Two panels presented commentary and analysis from U.S. military veterans of the so-called naval and air quarantine (which sounded more polite than “blockade”) around Cuba, as well as political reconstructions of how dangerously close the United States and the Soviet Union came to nuclear conflict on Saturday, October 27, 1962: fifty years to the day of this symposium! Former U.S. Air Force U-2 pilots recalled their hair-raising state of alert, as well as their high-altitude photographic overflights of Cuba (one was shot down on October 27), while their U.S. Navy counterparts recounted the daring tree-top level photo missions at full throttle they undertook to verify that the Soviet missiles were, indeed, in an advanced state of readiness. In recent years the naval dimension of this thermonuclear chess game has been revealed as the true hair trigger: a harried Soviet submarine captain came dangerously close to firing a nuclear torpedo (with a warhead equivalent to the Hiroshima and Nagasaki bombs) at a U.S. aircraft carrier, which almost certainly would have set off a dreadful and impossible-to-contain chain of attacks and counter-attacks.

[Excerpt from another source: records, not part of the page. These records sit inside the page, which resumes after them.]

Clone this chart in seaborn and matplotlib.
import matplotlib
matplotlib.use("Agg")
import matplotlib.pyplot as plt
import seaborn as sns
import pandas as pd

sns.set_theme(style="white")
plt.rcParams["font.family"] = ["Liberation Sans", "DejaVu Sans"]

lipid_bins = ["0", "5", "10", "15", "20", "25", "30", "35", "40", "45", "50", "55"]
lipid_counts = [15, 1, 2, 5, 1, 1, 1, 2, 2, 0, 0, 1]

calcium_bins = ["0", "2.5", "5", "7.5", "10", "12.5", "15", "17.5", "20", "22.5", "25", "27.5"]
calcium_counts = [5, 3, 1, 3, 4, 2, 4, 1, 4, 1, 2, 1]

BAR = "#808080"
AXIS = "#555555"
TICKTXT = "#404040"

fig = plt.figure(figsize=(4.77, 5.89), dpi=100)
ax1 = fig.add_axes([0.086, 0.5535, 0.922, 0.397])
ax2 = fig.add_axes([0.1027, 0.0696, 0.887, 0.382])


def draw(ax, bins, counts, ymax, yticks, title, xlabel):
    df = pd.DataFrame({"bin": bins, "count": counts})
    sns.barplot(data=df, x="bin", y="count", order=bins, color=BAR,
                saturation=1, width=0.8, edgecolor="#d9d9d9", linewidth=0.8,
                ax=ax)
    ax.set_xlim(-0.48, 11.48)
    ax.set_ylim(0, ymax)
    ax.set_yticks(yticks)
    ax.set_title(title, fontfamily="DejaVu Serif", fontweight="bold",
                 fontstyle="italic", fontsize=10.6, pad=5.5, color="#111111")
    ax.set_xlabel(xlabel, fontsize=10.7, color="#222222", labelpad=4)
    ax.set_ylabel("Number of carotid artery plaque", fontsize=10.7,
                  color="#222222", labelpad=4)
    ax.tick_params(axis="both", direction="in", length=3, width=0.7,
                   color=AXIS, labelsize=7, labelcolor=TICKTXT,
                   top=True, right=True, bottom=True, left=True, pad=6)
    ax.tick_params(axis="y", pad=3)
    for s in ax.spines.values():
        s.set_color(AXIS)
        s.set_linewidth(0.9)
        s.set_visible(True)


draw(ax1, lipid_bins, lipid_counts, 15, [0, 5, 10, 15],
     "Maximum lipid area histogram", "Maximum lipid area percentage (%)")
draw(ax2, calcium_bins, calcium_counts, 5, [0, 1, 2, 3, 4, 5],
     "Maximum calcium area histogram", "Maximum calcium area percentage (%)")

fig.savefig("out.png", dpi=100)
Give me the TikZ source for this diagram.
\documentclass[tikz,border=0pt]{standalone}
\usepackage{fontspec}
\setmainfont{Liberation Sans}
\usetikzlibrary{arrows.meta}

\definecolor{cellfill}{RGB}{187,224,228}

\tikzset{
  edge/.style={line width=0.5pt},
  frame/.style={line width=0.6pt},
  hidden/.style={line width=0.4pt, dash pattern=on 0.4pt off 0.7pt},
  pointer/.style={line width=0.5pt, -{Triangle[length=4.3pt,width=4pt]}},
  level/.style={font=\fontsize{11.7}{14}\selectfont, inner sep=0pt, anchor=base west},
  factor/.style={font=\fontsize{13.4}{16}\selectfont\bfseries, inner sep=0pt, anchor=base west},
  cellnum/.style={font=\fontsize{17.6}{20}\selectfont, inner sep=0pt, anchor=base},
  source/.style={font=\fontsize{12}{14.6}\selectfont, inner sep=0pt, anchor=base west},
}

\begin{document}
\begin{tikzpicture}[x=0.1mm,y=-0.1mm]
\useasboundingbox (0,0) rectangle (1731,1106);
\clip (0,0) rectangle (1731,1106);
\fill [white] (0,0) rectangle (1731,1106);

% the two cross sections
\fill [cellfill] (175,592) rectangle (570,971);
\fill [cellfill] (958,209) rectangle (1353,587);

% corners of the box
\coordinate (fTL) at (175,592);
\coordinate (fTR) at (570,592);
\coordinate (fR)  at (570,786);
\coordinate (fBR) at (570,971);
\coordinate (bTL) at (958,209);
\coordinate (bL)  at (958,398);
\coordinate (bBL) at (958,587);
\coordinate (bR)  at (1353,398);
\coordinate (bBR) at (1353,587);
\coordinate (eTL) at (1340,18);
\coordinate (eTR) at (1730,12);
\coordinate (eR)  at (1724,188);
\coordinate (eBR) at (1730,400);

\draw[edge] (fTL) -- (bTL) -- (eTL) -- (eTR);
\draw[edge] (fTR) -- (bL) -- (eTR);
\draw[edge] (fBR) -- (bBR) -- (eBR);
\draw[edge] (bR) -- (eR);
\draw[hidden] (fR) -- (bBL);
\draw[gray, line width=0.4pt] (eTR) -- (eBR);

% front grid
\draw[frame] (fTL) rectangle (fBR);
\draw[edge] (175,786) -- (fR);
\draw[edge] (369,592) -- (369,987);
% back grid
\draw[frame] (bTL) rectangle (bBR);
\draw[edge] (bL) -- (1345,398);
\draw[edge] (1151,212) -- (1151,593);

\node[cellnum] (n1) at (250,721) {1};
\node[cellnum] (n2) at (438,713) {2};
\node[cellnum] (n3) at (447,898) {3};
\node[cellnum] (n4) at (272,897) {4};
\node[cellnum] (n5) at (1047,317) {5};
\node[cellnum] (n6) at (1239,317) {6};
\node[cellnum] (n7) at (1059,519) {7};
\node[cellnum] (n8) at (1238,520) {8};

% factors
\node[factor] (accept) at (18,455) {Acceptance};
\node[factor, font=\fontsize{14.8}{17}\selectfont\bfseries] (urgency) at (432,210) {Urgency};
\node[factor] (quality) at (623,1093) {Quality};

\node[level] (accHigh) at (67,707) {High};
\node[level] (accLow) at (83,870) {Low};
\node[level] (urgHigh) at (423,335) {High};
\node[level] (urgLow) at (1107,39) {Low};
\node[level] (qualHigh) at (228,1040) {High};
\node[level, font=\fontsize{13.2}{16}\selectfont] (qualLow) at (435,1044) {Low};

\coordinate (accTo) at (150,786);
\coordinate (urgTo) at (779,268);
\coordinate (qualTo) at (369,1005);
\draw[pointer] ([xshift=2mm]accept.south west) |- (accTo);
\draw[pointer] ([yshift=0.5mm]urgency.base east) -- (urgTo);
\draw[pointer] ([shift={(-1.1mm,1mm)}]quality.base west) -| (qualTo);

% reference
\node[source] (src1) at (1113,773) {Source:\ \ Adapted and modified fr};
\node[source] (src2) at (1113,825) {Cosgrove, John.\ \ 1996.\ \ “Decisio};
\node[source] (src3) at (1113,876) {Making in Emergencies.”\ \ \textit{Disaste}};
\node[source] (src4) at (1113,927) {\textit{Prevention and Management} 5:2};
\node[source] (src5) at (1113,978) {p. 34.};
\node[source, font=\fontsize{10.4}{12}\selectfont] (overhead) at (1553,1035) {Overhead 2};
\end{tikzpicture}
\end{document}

Sergei Khrushchev and Gordon Hogg
Alongside the veterans of these events were a kind
of “next-generation” contingent:
conference organizer Francis Gary Powers, Jr. is the son of the U-2
pilot of the same name who was shot down over central Russia in 1960 and
imprisoned by his Soviet captors until a prisoner exchange released him;
political commentator Sergei Khrushchev is the son of then-Soviet premier
Nikita Khrushchev; and Sergo Mikoyan, the son of the late Soviet foreign
minister Anastas Mikoyan, collaborated with panelist and analyst Svetlana
Savranskaya on a new book detailing the Soviet side of Cuban Missile Crisis
events.
Panelists and conference attendees alike were
curious about the Scott Soviet Military Collection, and spent time looking
through the unusual sampling of its materials on display. This is the fourth time that the Scott
Collection has been featured at a conference with the Cold War Museum, and the
high-profile aspect of this gathering guarantees increasing interest in one of
UK Libraries’ more unusual collections.